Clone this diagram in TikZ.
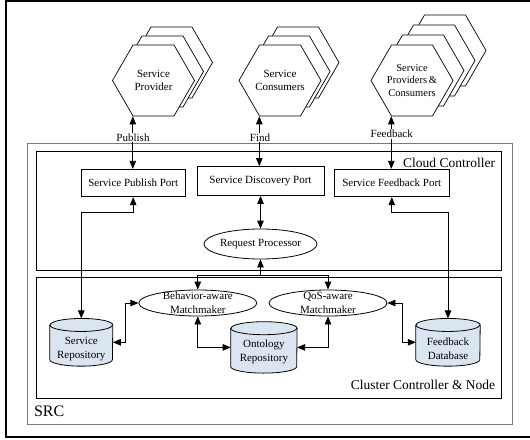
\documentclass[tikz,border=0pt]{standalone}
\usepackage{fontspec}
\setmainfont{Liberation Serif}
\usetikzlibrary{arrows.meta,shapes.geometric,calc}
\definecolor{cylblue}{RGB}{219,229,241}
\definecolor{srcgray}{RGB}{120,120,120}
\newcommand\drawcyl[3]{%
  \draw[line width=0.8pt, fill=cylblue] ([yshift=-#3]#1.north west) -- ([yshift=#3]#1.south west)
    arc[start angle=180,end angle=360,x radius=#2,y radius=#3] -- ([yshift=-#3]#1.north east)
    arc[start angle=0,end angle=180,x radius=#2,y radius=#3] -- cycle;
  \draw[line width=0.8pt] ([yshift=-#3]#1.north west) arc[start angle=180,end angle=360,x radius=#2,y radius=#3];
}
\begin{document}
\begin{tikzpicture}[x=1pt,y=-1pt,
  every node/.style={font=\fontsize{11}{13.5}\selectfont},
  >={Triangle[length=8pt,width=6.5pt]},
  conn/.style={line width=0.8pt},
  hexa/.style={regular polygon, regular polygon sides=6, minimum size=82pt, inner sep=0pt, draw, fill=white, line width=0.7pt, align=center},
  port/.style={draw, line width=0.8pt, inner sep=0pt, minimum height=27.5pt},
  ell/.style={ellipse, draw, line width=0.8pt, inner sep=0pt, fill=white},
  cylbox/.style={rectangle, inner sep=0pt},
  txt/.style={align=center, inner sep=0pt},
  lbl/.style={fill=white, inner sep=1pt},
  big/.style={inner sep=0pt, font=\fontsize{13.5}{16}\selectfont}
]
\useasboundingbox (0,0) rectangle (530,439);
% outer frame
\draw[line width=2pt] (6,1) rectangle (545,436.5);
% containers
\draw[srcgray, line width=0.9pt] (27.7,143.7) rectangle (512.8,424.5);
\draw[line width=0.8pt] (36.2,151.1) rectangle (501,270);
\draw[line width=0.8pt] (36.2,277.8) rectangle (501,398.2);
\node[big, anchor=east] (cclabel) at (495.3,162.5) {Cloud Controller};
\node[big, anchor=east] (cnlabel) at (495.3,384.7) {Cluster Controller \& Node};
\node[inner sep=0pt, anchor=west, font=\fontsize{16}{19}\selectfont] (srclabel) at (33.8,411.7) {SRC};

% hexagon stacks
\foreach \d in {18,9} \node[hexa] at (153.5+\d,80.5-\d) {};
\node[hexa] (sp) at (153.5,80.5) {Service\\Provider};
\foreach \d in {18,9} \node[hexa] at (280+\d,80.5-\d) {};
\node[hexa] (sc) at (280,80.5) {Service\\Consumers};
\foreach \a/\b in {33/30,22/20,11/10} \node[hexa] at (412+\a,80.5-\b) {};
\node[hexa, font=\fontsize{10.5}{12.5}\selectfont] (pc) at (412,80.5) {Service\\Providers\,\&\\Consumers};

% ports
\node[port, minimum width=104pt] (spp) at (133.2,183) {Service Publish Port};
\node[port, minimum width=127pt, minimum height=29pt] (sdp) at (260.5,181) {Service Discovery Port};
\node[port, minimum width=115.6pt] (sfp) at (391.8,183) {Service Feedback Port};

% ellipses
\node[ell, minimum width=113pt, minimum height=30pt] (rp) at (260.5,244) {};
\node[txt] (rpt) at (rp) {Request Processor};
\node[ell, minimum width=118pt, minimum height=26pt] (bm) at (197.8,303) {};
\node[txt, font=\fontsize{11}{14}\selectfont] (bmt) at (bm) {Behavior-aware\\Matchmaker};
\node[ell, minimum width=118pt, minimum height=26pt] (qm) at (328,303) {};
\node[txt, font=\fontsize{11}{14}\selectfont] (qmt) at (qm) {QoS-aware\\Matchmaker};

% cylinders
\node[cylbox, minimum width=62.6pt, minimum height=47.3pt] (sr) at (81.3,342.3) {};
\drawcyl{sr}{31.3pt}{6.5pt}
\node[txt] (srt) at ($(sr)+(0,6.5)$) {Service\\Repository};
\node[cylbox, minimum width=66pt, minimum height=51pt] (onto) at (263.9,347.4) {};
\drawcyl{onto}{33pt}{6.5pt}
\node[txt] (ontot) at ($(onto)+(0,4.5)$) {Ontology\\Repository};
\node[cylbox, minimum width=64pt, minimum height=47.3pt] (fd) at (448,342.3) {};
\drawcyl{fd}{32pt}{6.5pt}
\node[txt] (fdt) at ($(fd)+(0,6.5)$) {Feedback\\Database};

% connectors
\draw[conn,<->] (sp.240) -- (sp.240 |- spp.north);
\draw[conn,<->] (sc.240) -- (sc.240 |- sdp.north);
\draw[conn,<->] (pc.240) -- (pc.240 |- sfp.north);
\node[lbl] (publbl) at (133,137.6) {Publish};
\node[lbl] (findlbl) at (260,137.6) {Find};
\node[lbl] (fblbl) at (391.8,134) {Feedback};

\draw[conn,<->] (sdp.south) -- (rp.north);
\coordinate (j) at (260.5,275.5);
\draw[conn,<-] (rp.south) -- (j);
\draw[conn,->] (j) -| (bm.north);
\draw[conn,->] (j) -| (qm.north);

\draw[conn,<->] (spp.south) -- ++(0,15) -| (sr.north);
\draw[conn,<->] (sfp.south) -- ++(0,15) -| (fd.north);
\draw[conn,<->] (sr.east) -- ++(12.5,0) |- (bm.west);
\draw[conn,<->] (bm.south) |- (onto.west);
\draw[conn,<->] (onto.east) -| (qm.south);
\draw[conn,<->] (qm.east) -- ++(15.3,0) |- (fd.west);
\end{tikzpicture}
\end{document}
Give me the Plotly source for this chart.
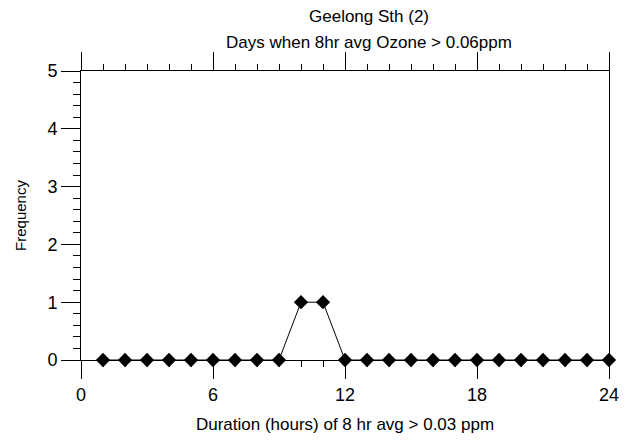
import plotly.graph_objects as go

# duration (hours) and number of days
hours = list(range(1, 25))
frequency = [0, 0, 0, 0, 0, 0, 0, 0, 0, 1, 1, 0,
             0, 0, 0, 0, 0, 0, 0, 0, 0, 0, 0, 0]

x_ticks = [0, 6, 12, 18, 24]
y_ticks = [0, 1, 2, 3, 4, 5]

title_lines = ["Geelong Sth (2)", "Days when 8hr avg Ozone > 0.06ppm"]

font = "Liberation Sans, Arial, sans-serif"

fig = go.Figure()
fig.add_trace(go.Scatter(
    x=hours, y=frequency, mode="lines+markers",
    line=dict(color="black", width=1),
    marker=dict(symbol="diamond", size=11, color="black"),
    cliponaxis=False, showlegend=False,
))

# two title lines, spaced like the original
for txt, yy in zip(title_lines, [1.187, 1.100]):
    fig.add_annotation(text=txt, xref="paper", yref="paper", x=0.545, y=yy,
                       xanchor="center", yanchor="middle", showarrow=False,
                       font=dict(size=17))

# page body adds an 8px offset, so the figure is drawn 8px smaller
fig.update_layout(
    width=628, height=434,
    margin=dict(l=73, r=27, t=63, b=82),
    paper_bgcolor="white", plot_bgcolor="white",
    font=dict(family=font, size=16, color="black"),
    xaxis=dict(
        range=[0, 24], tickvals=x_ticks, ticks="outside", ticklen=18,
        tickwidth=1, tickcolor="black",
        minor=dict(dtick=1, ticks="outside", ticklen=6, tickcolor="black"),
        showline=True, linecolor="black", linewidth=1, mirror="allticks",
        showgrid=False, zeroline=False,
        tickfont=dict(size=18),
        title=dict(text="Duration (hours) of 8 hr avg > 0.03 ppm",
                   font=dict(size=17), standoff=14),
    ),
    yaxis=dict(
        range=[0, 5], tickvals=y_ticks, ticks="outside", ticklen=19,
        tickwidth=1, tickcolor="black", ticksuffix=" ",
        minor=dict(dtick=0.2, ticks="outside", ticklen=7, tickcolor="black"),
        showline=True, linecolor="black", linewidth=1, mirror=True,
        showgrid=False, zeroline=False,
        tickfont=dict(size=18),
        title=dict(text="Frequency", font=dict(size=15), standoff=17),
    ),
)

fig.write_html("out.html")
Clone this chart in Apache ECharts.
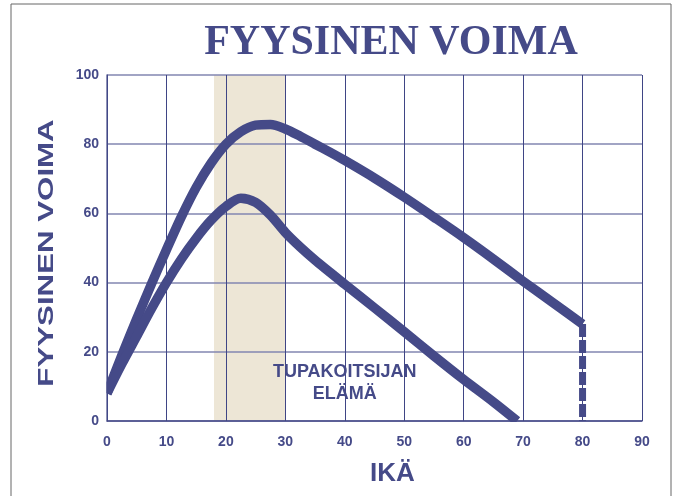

■ ■ ■

Aim of the exercise >>
In the material above, find each line that contains the word "Clone", and select it.

Response for this exercise >>
Clone this diagram in TikZ.
Clone this chart in Apache ECharts.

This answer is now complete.